И вот приходит семнадцатый год и вместе с ним тот строй, без которого Мичурин так и остался бы, как он говорил, «незаметным отшельником экспериментального садоводства в царской России».
Он родился слишком рано. Но время догнало его. И старик снова чувствует себя молодым. Он становится наконец тем, чем он должен был стать, — не «отшельником», не «одиночкой-опытником», а преобразователем природы в огромном масштабе.
Рухнули все преграды. Для осуществления самых смелых мичуринских замыслов создаются великолепные лаборатории, институты, опытные станции. Возникает Мичуринский сад — совхоз на площади в тысячи гектаров. Этот сад, огромный, как лес, где на километры тянутся мичуринские кандили, шафраны, бессемянки...
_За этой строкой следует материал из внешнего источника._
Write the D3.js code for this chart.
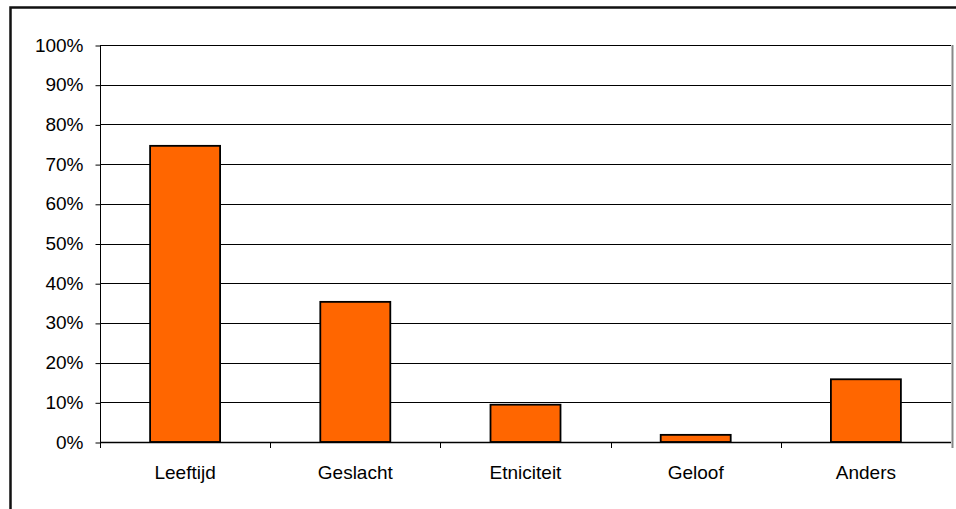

В стране строится социализм, в стране идет гигантская работа преобразования природы. И ручей мичуринского труда, став полноводной рекой, вливается в океан всенародного творчества.
Мичуринское движение ширится, вовлекая все новые районы и области, все новые массы людей — ученых, агрономов, колхозников — в дело преобразования живой природы. Юг продвигается на север, как об этом мечтал двадцатилетний Мичурин. Мичуринские сорта — ренет-бергамотный, кандиль-китайка, бельфлер-китайка, бере-зимняя, бессемянка Мичурина, вишня плодородная и многие другие — введены в стандарт в десятках областей страны.
Сбывается мечта, казавшаяся несбыточной. Ее осуществление требовало огромного размаха. Для этого Мичурину нужна была не маленькая лаборатория, а вся страна — от Полярного круга до субтропиков, нужны были миллионы участников, поколения исследователей, не годы, а десятилетия и века. Недаром он писал о своем учении, что это «основа, которую мы завещаем естествоиспытателям грядущих веков и тысячелетии».
Гигантский масштаб пространства и времени! Только социализм мог дать мичуринскому делу такой масштаб.
В дни своего юбилея Мичурин пишет: «Коммунистическая партия и рабочий класс дали мне все необходимое — все, чего может желать экспериментатор для своей работы».
Оглядываясь на пройденный путь, на себя самого, он говорит в статье «Мечта моей жизни»:
«Мне кажется, что теперь я на восьмидесятом году своего жизненного пути вдруг встретил приятного, но незнакомого мне ранее человека. Все так чудесно изменилось! Что может быть более удивительного, когда шестидесятилетие моих работ и скромные мои достижения отмечаются как праздник советского садоводства».
Мичурин был слишком скромен. Его юбилей был праздником не только советского садоводства, но и всей советской науки.
Всенародное признание, могучая помощь всей страны, многие тысячи колхозников-мичуринцев, целая плеяда последователей-ученых во главе с академиком Лысенко, — все это было залогом того, что начатый труд будет продолжаться со все возрастающим размахом...
Последние годы Мичурина были похожи на заключительную главу волшебной сказки о том, как сбылись несбыточные мечты. Но какой сказочник мог бы придумать такую заключительную главу и такого мастера-великана, каким был Мичурин?